March 22, 2013






Public controversy over rockweed bill voiced in Augusta
 by JD Rule


     Thirty‑three individuals spoke at the March 20 hearing by the legislature's Marine Resources Committee on a bill that would require the development of a statewide approach to seaweed management and would scrap the existing law creating the Cobscook Bay Rockweed Management Area that was established in 2009. Speakers presented a wide array of opinions on whether or not the bill should become law during the three and a half hour hearing. The only point that they all agreed upon is that seaweed -- primarily rockweed -- is a resource that needs to be protected and that damage to that resource would bring about effects that may not be recognized at this time.
     Beyond that, there was little agreement. Some -- from both sides of the question -- agreed that a statewide standard would be beneficial, as long as the Department of Marine Resources was given ample resources to enforce whatever standard was developed. "The devil is in the details," said one speaker.
     Rep. Ellen Winchenbach of Waldoboro, who sponsored the bill at the request of the Department of Marine Resources (DMR), appeared to recognize the controversy and pointed out that the committee could insert language that would preserve the Cobscook Bay provisions, either permanently or until final acceptance of the expected DMR regulations. She deferred further questions to the DMR.
     Rep. Katherine Cassidy of Lubec stated that her testimony was on behalf of constituents who live "three and a half hours away" and "live by the tides," unable to afford the cost of travel to tell the committee that "they wonder how much will be left for future generations." Cassidy spoke of her frustration in learning the identity of harvesters from DMR personnel, and of being told the information "may be confidential." She urged committee members to "come see for yourself what happens when the management plan does not include accountability," and she stated that dropping the Cobscook Bay provisions would be "a harmful step backwards."
     DMR Commissioner Patrick Keliher spoke in favor of the bill but pointed out "it was never the department's goal" to eliminate the Cobscook Bay provisions without first having in place a comprehensive plan. Keliher expressed concerns about "misinformation in the press" and asked the committee to consider the enforcement difficulties involved if different standards were to be applied in different areas.
     Keliher also addressed Cassidy's questions about the identity of harvesters, saying that her question had been too specific, as fishermen are guaranteed confidentiality in their catch reports, and that the Attorney General's Office had advised the DMR in their response.
     Former State Senator Dennis Damon urged lawmakers to consider carefully what they proposed, saying, "The sea provides a potential finite food supply, and it can provide for us in the future ... if we don't get greedy." He referred to the distressed urchin fishery, where urchins were first seen as a nuisance, but then were overfished when a foreign market opened up. "There is no such thing anymore as 'trash fish,'" he said, "only species whose value is not yet known."
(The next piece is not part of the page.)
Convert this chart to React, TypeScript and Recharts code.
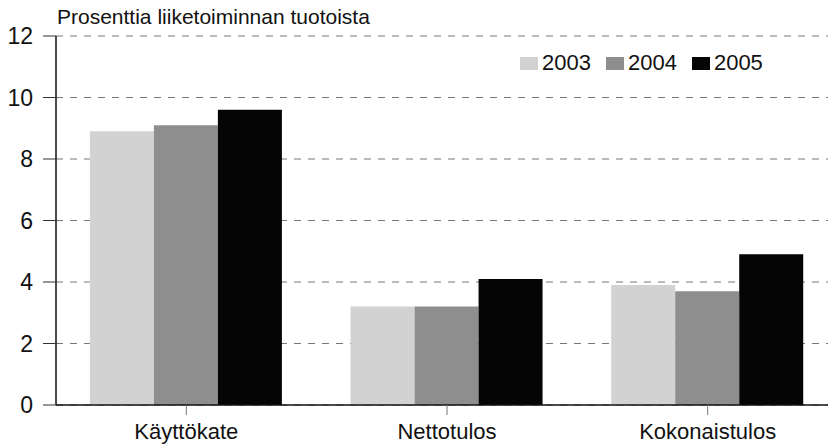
import { BarChart, Bar, XAxis, YAxis, CartesianGrid } from "recharts";

const categories = ["Käyttökate", "Nettotulos", "Kokonaistulos"];
const years = ["2003", "2004", "2005"];
const values2003 = [8.9, 3.2, 3.9];
const values2004 = [9.1, 3.2, 3.7];
const values2005 = [9.6, 4.1, 4.9];
const yTicks = [0, 2, 4, 6, 8, 10, 12];

const colors: Record<string, string> = {
  "2003": "#d2d2d2",
  "2004": "#8e8e8e",
  "2005": "#050505",
};

const data = categories.map((name, i) => ({
  name,
  "2003": values2003[i],
  "2004": values2004[i],
  "2005": values2005[i],
}));

const font = "'Liberation Sans', Arial, sans-serif";

function LegendBox() {
  return (
    <div
      style={{
        position: "absolute",
        left: 520,
        top: 50,
        display: "flex",
        alignItems: "center",
        fontFamily: font,
        fontSize: 22,
        color: "#111",
      }}
    >
      {years.map((y) => (
        <div key={y} style={{ display: "flex", alignItems: "center", marginRight: 15 }}>
          <span style={{ width: 18, height: 13, background: colors[y], display: "inline-block", marginRight: 4 }} />
          <span>{y}</span>
        </div>
      ))}
    </div>
  );
}

export default function App() {
  return (
    <div
      style={{
        position: "fixed",
        left: 0,
        top: 0,
        width: 828,
        height: 445,
        overflow: "hidden",
        background: "#fff",
      }}
    >
      <div
        style={{
          position: "absolute",
          left: 57,
          top: 5,
          fontFamily: font,
          fontSize: 21,
          color: "#111",
          whiteSpace: "nowrap",
        }}
      >
        Prosenttia liiketoiminnan tuotoista
      </div>
      <BarChart
        width={838}
        height={445}
        data={data}
        margin={{ top: 36, right: 0, bottom: 0, left: 0 }}
        barCategoryGap="13%"
        barGap={0}
      >
        <CartesianGrid vertical={false} stroke="#777" strokeDasharray="7 7" />
        <XAxis
          dataKey="name"
          height={40}
          axisLine={{ stroke: "#111", strokeWidth: 1.5 }}
          tickLine={{ stroke: "#777" }}
          tickSize={10}
          tickMargin={8}
          tick={{ fontSize: 22, fill: "#111", fontFamily: font }}
        />
        <YAxis
          width={56}
          domain={[0, 12]}
          ticks={yTicks}
          interval={0}
          axisLine={{ stroke: "#111", strokeWidth: 1.5 }}
          tickLine={{ stroke: "#333" }}
          tickSize={13}
          tickMargin={10}
          tick={{ fontSize: 23, fill: "#111", fontFamily: font }}
        />
        {years.map((y) => (
          <Bar key={y} dataKey={y} fill={colors[y]} isAnimationActive={false} />
        ))}
      </BarChart>
      <LegendBox />
    </div>
  );
}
     "Sustainable harvest" was one recurring theme, although there was little agreement on what that means. One harvester spoke about how his mechanical harvesting equipment was "incapable of overharvesting" because of how the blade assembly was recessed inside the suction tube. Several processors spoke of the number of year‑round jobs their companies provide and the years they have been in business. Most seemed to agree with Shep Erhardt, of Franklin's Maine Coast Sea Vegetables, who said he "didn't want to see another fishery in decline." Bimbo Look of Jonesport seconded this when he said his 8‑year‑old harvesting operation was "not going to rape the shores of Jonesport."
     Whether or not rockweed harvesting even qualifies as a "fishery" was in dispute, as the answer might determine who actually owns uncut rockweed. George Seaver of Ocean Organics in Waldoboro said that the law is very clear that "seaweed is held in trust for the people of the state," while other speakers were equally adamant in citing case law to show that upland landowners who own to the low-water mark thus control the resource.
     The scientists also spoke. Dr. Brian Beal of the University of Maine at Machias declared that a "sustainable harvest can occur in Maine," and that rockweed has a "54% turnover rate," according to studies performed in 1995 and 1996, meaning that cut plants regrow within two years.
Robin Hadlock Seeley, Ph.D., disputed this point, citing other studies that showed much slower growth, and suggesting that the real issue was the "four cents per pound for cattle feed and fertilizer companies." She, as well as others, described the rockweed growth as "underwater forests" that serve as a "nursery" for a wide array of species.
     Lubec resident Richard Hoyt, president of the Fundy Audubon Chapter, was one of the last speakers. He summed up the viewpoint of many of those objecting by saying, "There's just too much at stake here to jeopardize our resources" by continued cutting in Cobscook Bay, urging the legislature to impose a moratorium on rockweed harvesting until such time as the scientists can determine "how much is sustainable."
     A work session on the bill by the committee has not yet been scheduled.